1/2 cup chickpea flour
2 pellets of frozen spinach
1/4 inch-thick slice of red onion (disc shaped), diced
1/4 tsp garlic powder
1/4 tsp cumin
1/4 tsp sweet paprika
1/4 tsp chili powder
Scant 1/4 tsp ground rock salt
Pinch of ground black pepper (less than 1/4 tsp)
1/2 cup water
1 tbsp olive oil

Instructions~

1. Saute the spinach pellets in a bit of water on the stove until thawed and water has evaporated. Set aside.
2. Combine the chickpea flour, spices, salt, and pepper in a bowl. Add the spinach, onion, and 1/2 cup of water. Stir until there are no chunks of chickpea flour and the batter is noticeably thinner than regular pancake batter. It should be pourable. Add more water by the tbsp if it’s too thick/clumpy!
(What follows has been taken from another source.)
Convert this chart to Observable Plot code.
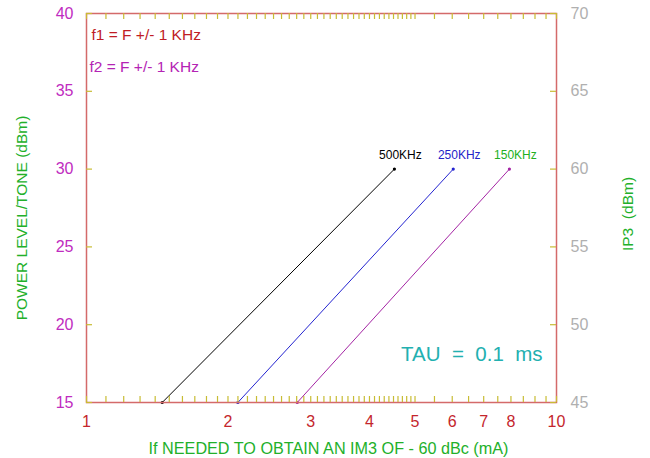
<!DOCTYPE html>
<html>
<head>
<meta charset="utf-8">
<script src="https://cdn.jsdelivr.net/npm/d3@7"></script>
<script src="https://cdn.jsdelivr.net/npm/@observablehq/plot@0.6"></script>
<style>
  html, body { margin: 0; padding: 0; background: #fff; }
  #chart svg { display: block; }
</style>
</head>
<body>
<div id="chart"></div>
<script>
// ---- data ----
const series = ["500KHz", "250KHz", "150KHz"];
const powerLevels = [15, 30];            // dBm/tone at the two ends of each line
const ifAtLow = [1.449, 2.099, 2.808];   // mA at 15 dBm
const ifAtHigh = [4.52, 6.03, 7.94];     // mA at 30 dBm
const lineColors = ["#000000", "#2424d0", "#a424a4"];
const labelColors = ["#000000", "#2424c8", "#22b022"];
const xTickLabels = [1, 2, 3, 4, 5, 6, 7, 8, 10];
const yTicks = [15, 20, 25, 30, 35, 40];
const ip3Offset = 30;                    // right axis = left axis + 30
const xMinorTicks = [...d3.range(1, 5, 0.1), ...d3.range(5, 10.001, 0.5)].map(v => +v.toFixed(2));

// ---- table built from arrays ----
const rows = [];
series.forEach((s, i) => {
  rows.push({series: s, x: ifAtLow[i], y: powerLevels[0], color: lineColors[i]});
  rows.push({series: s, x: ifAtHigh[i], y: powerLevels[1], color: lineColors[i]});
});
const ends = rows.filter(r => r.y === powerLevels[1]).map((r, i) => ({...r, label: r.series, lcolor: labelColors[i]}));

const W = 650, H = 458, mL = 86, mR = 94, mT = 13, mB = 56;
const plotW = W - mL - mR, plotH = H - mT - mB;
const FONT = "'Liberation Sans', Arial, sans-serif";
const tickCol = "#c8bc34", frameCol = "#d46a6a", green = "#22b02a";

const chart = Plot.plot({
  width: W, height: H,
  marginLeft: mL, marginRight: mR, marginTop: mT, marginBottom: mB,
  style: {fontFamily: FONT, background: "#fff"},
  x: {type: "log", domain: [1, 10]},
  y: {domain: [15, 40]},
  color: {type: "identity"},
  marks: [
    // axes tick labels
    Plot.axisX({ticks: xTickLabels, tickSize: 0, tickPadding: 13, tickFormat: d => String(d),
      fontSize: 16, color: "#c4262c", label: null}),
    Plot.axisY({ticks: yTicks, anchor: "left", tickSize: 0, tickPadding: 13, fontSize: 16,
      color: "#c02cc0", label: null}),
    Plot.axisY({ticks: yTicks, anchor: "right", tickSize: 0, tickPadding: 14, fontSize: 16,
      tickFormat: d => String(d + ip3Offset), color: "#b0b0b0", label: null}),
    // data lines
    Plot.line(rows, {x: "x", y: "y", z: "series", stroke: "color", strokeWidth: 1}),
    Plot.dot(rows, {x: "x", y: "y", r: 1.6, fill: "color", stroke: null}),
    Plot.text(ends, {x: "x", y: "y", text: "label", fill: "lcolor", dx: 6, dy: -14,
      fontSize: 12, textAnchor: "middle"}),
    // frame
    Plot.frame({stroke: frameCol, strokeWidth: 1.5}),
    // inward tick marks (bottom / top)
    Plot.tickX(xMinorTicks, {x: d => d, stroke: tickCol, strokeWidth: 1.2, insetTop: plotH - 6}),
    Plot.tickX(xMinorTicks, {x: d => d, stroke: tickCol, strokeWidth: 1.2, insetBottom: plotH - 6}),
    // inward tick marks (left / right)
    Plot.tickY(yTicks, {y: d => d, stroke: tickCol, strokeWidth: 1.2, insetRight: plotW - 6}),
    Plot.tickY(yTicks, {y: d => d, stroke: tickCol, strokeWidth: 1.2, insetLeft: plotW - 6}),
    // annotations
    Plot.text(["f1 = F +/- 1 KHz"], {frameAnchor: "top-left", text: d => d, dx: 5, dy: 22,
      textAnchor: "start", lineAnchor: "middle", fontSize: 15.5, fill: "#c01c24"}),
    Plot.text(["f2 = F +/- 1 KHz"], {frameAnchor: "top-left", text: d => d, dx: 3, dy: 54,
      textAnchor: "start", lineAnchor: "middle", fontSize: 15.5, fill: "#b424b4"}),
    Plot.text(["TAU\u00a0\u00a0=\u00a0\u00a00.1\u00a0\u00a0ms"], {frameAnchor: "bottom-right", text: d => d,
      dx: -14, dy: -48, textAnchor: "end", lineAnchor: "middle", fontSize: 20.5, fill: "#22b0b0"}),
    // axis titles
    Plot.text(["POWER LEVEL/TONE (dBm)"], {frameAnchor: "left", text: d => d, dx: -64, dy: 10,
      rotate: -90, textAnchor: "middle", lineAnchor: "middle", fontSize: 15.5, fill: green}),
    Plot.text(["IP3\u00a0\u00a0(dBm)"], {frameAnchor: "right", text: d => d, dx: 72, dy: 6,
      rotate: -90, textAnchor: "middle", lineAnchor: "middle", fontSize: 15.5, fill: green}),
    Plot.text(["If NEEDED TO OBTAIN AN IM3 OF - 60 dBc (mA)"], {frameAnchor: "bottom", text: d => d,
      dx: 7, dy: 46, textAnchor: "middle", lineAnchor: "middle", fontSize: 16.2, fill: green})
  ]
});
document.getElementById("chart").appendChild(chart);
</script>
</body>
</html>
3. Heat up oil in a medium-large pan and, once hot, pour all of the batter into the center of the pan (or reserve some batter if you are making several smaller pancakes). The batter should spread out on it’s own, creating a pancake that’s fairly even in thickness. Gently nudge the spinach around if it’s too concentrated in one area. I cooked the first side for about 6-7 minutes on lower-medium heat, flipping it after my spatula could easily slide under it. If you have to force your spatula under and it appears too wet/breakable, give it another couple of minutes! Cook on the other side for another 5-7 minutes, before turning up the heat and cooking each side until slightly browned and crispy (another minute or two on medium-high heat).
4. I recommend hot sauce, bean salad, raw spinach, and hummus as toppings, but you do you.